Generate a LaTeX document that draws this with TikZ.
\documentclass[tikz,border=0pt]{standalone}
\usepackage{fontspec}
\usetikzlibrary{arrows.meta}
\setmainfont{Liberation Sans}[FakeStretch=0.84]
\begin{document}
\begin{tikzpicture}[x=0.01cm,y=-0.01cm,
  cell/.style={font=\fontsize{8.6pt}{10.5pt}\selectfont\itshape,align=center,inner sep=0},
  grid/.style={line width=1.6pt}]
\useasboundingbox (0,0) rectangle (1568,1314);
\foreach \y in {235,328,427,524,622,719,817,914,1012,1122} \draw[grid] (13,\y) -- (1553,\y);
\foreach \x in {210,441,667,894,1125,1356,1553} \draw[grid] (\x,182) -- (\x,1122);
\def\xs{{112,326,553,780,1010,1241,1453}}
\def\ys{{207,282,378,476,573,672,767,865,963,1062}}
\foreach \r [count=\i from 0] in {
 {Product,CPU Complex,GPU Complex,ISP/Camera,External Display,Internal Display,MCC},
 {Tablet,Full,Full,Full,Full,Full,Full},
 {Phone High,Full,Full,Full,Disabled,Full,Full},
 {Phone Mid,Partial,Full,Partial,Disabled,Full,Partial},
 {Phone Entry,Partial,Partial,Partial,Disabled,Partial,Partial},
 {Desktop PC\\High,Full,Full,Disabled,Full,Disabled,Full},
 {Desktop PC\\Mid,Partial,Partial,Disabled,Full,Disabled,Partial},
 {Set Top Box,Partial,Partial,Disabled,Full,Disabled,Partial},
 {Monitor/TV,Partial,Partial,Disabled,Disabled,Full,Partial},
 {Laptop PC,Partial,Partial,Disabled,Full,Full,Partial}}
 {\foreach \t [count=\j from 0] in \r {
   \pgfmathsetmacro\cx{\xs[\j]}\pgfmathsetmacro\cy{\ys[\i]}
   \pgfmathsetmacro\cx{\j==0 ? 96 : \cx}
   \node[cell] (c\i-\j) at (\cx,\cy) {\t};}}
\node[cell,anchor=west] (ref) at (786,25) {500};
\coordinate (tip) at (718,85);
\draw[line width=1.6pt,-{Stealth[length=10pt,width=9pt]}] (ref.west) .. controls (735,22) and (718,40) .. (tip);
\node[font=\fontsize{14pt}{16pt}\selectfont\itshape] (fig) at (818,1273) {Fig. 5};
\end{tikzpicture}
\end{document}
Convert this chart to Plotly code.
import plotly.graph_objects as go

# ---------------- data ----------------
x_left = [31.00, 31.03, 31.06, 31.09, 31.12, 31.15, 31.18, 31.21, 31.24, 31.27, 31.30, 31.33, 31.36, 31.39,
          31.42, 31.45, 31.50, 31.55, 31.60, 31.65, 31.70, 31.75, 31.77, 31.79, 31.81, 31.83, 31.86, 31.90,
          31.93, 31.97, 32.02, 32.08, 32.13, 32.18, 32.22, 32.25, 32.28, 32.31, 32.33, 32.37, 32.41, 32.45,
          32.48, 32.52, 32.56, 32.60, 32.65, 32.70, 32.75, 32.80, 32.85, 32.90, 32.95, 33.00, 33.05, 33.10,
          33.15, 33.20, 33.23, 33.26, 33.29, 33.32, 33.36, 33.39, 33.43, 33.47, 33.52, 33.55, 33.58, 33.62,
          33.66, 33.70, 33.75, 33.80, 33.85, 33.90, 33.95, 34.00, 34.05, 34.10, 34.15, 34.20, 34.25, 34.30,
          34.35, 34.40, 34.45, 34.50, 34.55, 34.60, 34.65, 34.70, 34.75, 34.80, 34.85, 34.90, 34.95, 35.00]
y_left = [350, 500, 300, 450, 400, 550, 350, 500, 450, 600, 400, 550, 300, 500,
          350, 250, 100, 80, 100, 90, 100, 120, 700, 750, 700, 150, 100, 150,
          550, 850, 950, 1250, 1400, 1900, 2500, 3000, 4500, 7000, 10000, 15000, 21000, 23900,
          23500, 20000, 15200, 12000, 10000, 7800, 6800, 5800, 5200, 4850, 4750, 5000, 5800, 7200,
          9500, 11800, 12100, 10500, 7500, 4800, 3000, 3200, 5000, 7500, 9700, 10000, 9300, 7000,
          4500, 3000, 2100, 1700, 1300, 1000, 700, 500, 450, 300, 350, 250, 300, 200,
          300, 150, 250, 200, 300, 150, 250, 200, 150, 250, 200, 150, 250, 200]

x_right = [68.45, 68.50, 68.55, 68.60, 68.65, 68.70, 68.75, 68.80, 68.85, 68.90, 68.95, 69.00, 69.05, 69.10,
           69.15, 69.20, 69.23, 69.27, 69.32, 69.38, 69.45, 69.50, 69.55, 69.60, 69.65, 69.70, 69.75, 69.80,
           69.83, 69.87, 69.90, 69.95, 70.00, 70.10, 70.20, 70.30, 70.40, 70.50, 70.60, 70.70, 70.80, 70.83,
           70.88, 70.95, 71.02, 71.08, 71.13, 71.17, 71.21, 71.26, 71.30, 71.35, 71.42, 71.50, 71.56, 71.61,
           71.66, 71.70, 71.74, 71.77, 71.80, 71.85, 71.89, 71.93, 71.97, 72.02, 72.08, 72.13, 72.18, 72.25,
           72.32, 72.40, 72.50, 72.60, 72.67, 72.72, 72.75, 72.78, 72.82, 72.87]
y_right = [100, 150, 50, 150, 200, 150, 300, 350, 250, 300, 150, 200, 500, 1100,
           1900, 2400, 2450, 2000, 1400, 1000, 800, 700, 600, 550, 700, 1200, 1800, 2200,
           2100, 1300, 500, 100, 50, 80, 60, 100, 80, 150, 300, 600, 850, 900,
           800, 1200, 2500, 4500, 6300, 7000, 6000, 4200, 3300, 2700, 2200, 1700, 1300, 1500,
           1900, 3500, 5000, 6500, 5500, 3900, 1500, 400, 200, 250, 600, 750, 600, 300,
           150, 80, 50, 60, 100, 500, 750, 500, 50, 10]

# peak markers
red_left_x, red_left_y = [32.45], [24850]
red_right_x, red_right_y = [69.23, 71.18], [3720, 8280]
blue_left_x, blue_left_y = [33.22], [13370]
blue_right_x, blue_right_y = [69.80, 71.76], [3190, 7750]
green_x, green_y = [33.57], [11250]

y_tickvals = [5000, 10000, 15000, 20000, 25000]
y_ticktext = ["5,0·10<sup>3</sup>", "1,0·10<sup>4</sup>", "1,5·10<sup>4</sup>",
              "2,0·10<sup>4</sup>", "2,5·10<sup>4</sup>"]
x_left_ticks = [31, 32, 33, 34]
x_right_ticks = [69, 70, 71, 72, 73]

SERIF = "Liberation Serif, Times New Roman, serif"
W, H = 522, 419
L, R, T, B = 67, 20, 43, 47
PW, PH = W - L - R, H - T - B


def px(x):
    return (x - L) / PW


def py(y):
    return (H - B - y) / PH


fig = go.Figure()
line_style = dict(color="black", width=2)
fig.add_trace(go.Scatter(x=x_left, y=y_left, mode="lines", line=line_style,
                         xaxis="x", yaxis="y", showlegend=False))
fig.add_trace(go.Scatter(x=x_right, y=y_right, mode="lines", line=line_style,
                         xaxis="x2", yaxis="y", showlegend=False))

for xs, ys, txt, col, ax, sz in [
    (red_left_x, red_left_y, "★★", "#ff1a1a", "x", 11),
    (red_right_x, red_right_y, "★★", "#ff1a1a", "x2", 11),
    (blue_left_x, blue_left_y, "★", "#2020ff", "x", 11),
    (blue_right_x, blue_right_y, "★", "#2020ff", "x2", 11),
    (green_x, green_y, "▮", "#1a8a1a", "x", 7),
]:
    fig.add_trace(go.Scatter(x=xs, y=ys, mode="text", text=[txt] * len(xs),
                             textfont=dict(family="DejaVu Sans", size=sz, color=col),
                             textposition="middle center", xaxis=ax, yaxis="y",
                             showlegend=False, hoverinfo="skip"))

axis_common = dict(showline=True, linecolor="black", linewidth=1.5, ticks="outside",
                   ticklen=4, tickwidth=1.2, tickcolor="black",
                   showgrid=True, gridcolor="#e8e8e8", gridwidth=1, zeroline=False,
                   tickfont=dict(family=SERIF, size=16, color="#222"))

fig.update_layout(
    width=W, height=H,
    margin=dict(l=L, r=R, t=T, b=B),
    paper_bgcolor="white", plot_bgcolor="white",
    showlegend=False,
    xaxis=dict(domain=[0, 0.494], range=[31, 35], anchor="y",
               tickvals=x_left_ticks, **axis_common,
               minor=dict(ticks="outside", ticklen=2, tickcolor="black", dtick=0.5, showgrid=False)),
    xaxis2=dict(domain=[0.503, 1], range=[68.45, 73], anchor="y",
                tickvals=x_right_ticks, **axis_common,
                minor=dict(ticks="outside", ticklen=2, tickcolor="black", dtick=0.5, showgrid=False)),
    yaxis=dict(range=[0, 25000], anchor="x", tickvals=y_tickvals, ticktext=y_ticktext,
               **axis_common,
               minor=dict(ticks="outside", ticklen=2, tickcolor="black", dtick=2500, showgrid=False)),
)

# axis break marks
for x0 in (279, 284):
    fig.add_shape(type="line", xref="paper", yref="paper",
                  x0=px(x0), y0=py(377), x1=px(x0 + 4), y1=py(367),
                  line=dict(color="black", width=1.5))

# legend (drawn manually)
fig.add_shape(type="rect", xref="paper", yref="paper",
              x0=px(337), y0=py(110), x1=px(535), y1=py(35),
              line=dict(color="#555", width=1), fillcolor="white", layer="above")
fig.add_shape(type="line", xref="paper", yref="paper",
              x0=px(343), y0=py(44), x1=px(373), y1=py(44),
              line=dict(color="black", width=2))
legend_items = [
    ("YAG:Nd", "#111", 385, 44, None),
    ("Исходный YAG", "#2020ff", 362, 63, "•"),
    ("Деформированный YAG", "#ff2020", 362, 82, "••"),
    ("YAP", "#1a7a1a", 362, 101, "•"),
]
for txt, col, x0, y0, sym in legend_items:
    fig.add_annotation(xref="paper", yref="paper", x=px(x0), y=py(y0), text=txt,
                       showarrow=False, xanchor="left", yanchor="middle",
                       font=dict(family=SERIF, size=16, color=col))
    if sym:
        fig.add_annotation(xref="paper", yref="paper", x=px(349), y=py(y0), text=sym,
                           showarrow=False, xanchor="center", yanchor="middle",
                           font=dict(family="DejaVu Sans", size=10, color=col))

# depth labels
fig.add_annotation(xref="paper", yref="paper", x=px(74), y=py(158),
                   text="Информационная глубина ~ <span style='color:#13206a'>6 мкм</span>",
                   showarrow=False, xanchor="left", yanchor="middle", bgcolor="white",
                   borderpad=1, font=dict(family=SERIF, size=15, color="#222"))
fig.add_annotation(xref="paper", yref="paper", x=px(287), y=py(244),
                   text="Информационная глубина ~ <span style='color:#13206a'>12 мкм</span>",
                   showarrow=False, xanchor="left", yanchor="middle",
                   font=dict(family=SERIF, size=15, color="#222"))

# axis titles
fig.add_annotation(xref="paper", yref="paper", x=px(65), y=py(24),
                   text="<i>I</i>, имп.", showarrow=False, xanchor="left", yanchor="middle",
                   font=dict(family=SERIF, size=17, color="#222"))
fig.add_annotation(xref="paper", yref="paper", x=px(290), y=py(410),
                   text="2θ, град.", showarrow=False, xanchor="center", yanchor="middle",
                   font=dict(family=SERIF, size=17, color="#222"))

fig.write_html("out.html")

——

» What is needed: Count how many lines of the listing above include "this" and report that number alone.

» Full solution: 2